Dirty Dancing Revisited

 I have been watching the recent television remake of Dirty Dancing. Watching the original (1987) for the first time was amazing because it was a reflection of many of my experiences as a nine to fifteen-year-old who vacationed with my family in a very similar resort in Wisconsin called the Nippersink Mannor Resort. Watching the 2017 remake was just at moving for me.

During our stays, while I didn't really understand myself, I felt the energy of the performers and dancers, of the young beautiful male waiters, of the confident young people who worked there. Although I was not yet aware of being Gay, the atmosphere drilled down to my very core and I loved being there. It spoke to me in a language that I didn't yet know how to speak and which was mysterious and exciting.

I danced with the female dance instructor and she said I was very good. I participated in a brief routine with the comedian husband and wife team. One summer my mom and dad and I left after our stay and my sister stayed on to work as a daycare helper so she became part of the "employees only" scene. I envied her.

So you can see why watching Dirty Dancing helped me to revisit those times. Suddenly, as I was watching, I found myself crying and stopped to think about why. It was because of the characters developing into full people, of the growing up, the becoming independent of one's parents, of the sexuality in the music and the dancing and discovering the sexuality in oneself, and the love relationship as it developed between Baby and Johnny. It was because of the loss of innocence and the sometimes tragic consequences of sexual relations.

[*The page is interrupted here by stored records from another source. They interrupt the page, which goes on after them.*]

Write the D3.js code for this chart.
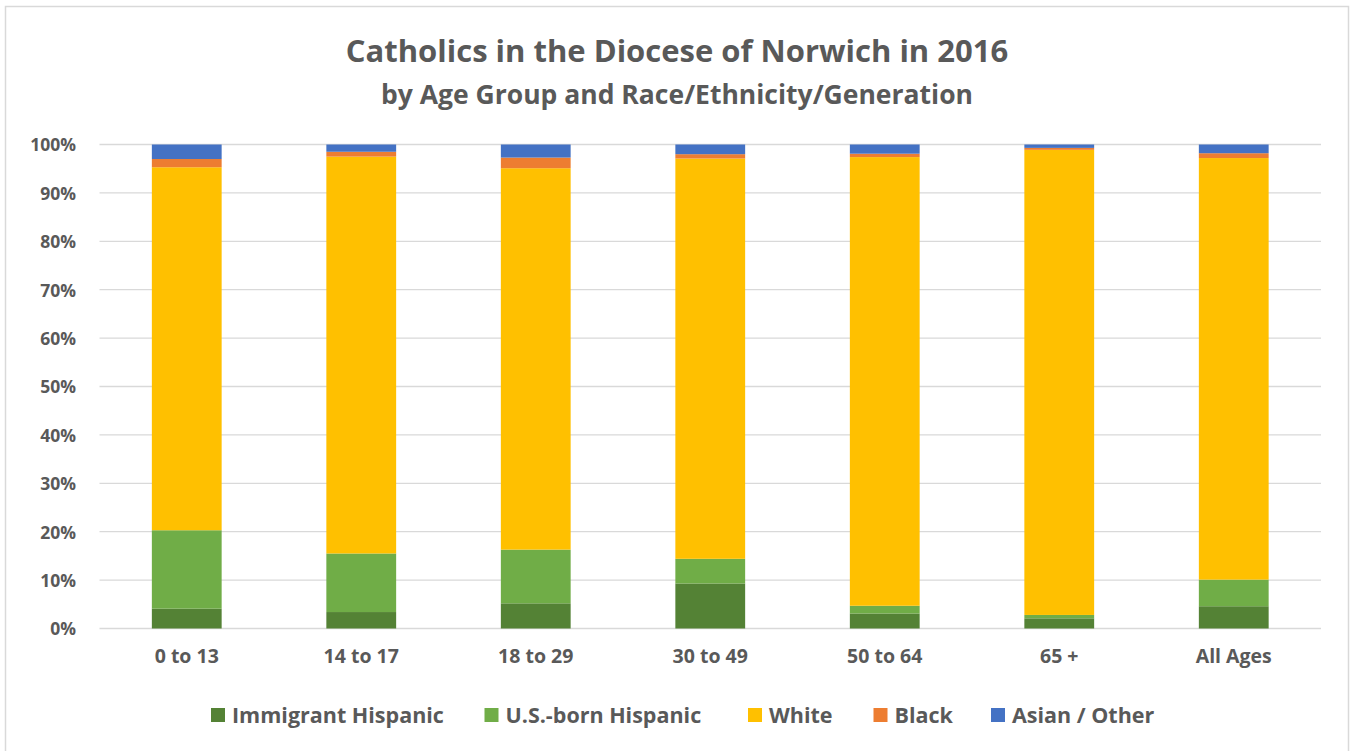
<!DOCTYPE html>
<html>
<head>
<meta charset="utf-8">
<script src="https://cdn.jsdelivr.net/npm/d3@7"></script>
<style>
  body{ margin:0; background:#fff; }
  svg text{ font-family:"Open Sans", "Noto Sans", sans-serif; font-weight:700; fill:#595959; }
</style>
</head>
<body>
<svg id="chart" width="1351" height="751"></svg>
<script>
// values (percent of each age group)
var groups = ["0 to 13", "14 to 17", "18 to 29", "30 to 49", "50 to 64", "65 +", "All Ages"];
var seriesNames = ["Immigrant Hispanic", "U.S.-born Hispanic", "White", "Black", "Asian / Other"];
var immigrantHispanic = [4.1, 3.4, 5.2, 9.3, 3.1, 2.1, 4.6];
var usBornHispanic    = [16.2, 12.1, 11.1, 5.1, 1.6, 0.7, 5.5];
var white             = [75.0, 82.0, 78.8, 82.7, 92.7, 96.1, 87.1];
var black             = [1.7, 1.0, 2.2, 0.9, 0.7, 0.4, 1.0];
var asianOther        = [3.0, 1.5, 2.7, 2.0, 1.9, 0.7, 1.8];
var yTicks = [0, 10, 20, 30, 40, 50, 60, 70, 80, 90, 100];
var colors = ["#548235", "#70AD47", "#FFC000", "#ED7D31", "#4472C4"];

var rows = groups.map(function(g, i){
  return {
    group: g,
    "Immigrant Hispanic": immigrantHispanic[i],
    "U.S.-born Hispanic": usBornHispanic[i],
    "White": white[i],
    "Black": black[i],
    "Asian / Other": asianOther[i]
  };
});

var svg = d3.select("#chart");

// outer chart border
svg.append("rect")
  .attr("x", 5.5).attr("y", 6.5).attr("width", 1343).attr("height", 760)
  .attr("fill", "none").attr("stroke", "#D9D9D9").attr("stroke-width", 1.5);

var x = d3.scaleBand().domain(groups).range([99.5, 1321]).paddingInner(0.6).paddingOuter(0.3);
var y = d3.scaleLinear().domain([0, 100]).range([628.5, 144.5]);

// gridlines
svg.append("g").selectAll("line").data(yTicks).enter().append("line")
  .attr("x1", 99.5).attr("x2", 1321)
  .attr("y1", function(d){ return y(d); }).attr("y2", function(d){ return y(d); })
  .attr("stroke", "#D9D9D9").attr("stroke-width", 1.3);

var stack = d3.stack().keys(seriesNames)(rows);

svg.append("g").selectAll("g").data(stack).enter().append("g")
  .attr("fill", function(d, i){ return colors[i]; })
  .selectAll("rect").data(function(d){ return d; }).enter().append("rect")
    .attr("x", function(d){ return x(d.data.group); })
    .attr("width", x.bandwidth())
    .attr("y", function(d){ return y(d[1]); })
    .attr("height", function(d){ return y(d[0]) - y(d[1]); });

// y axis
var yAxis = svg.append("g").attr("transform", "translate(76,0)")
  .call(d3.axisLeft(y).tickValues(yTicks).tickSize(0).tickPadding(0).tickFormat(function(d){ return d + "%"; }));
yAxis.select(".domain").remove();
yAxis.selectAll("text").attr("font-size", 17.5).attr("dy", "0.36em").style("font-family", null);

// x axis
var xAxis = svg.append("g").attr("transform", "translate(0,628.5)")
  .call(d3.axisBottom(x).tickSize(0).tickPadding(21));
xAxis.select(".domain").remove();
xAxis.selectAll("text").attr("font-size", 19.5).style("font-family", null);

// titles
svg.append("text").attr("x", 677).attr("y", 62).attr("text-anchor", "middle")
  .attr("font-size", 31).text("Catholics in the Diocese of Norwich in 2016");
svg.append("text").attr("x", 677).attr("y", 104).attr("text-anchor", "middle")
  .attr("font-size", 26.5).text("by Age Group and Race/Ethnicity/Generation");

// legend
var legendX = [211, 484.5, 748, 873.5, 991];
var legend = svg.append("g").selectAll("g").data(seriesNames).enter().append("g")
  .attr("transform", function(d, i){ return "translate(" + legendX[i] + ",708)"; });
legend.append("rect").attr("width", 14).attr("height", 14)
  .attr("fill", function(d, i){ return colors[i]; });
legend.append("text").attr("x", 21).attr("y", 15).attr("font-size", 21.5)
  .text(function(d){ return d; });
</script>
</body>
</html>
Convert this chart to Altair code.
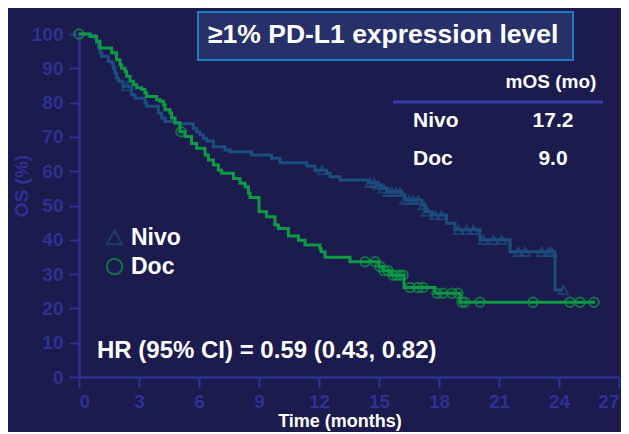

I realized that while I continue to grow and become more than I am at this moment, the type of changes that take place earlier in life, never to be revisited and although painful at times, are no longer available to me. I miss the ability to grow and arrive on a much fuller side of who I am or even who I imagined I could be. A monumental feeling came with that type of change and growth.

I realized that I miss my lifelong dance partner, the person whom I loved more than anyone in life (and now in his death) and the changes and growth we experienced together. I miss the lack of a future of experience and growth with my honey. I miss the feeling of companionship, partnership, collegiality, and sex partner all rolled into one, which was Gregory.

Well, so much for an intermission. Time to make some popcorn and go back to the movie!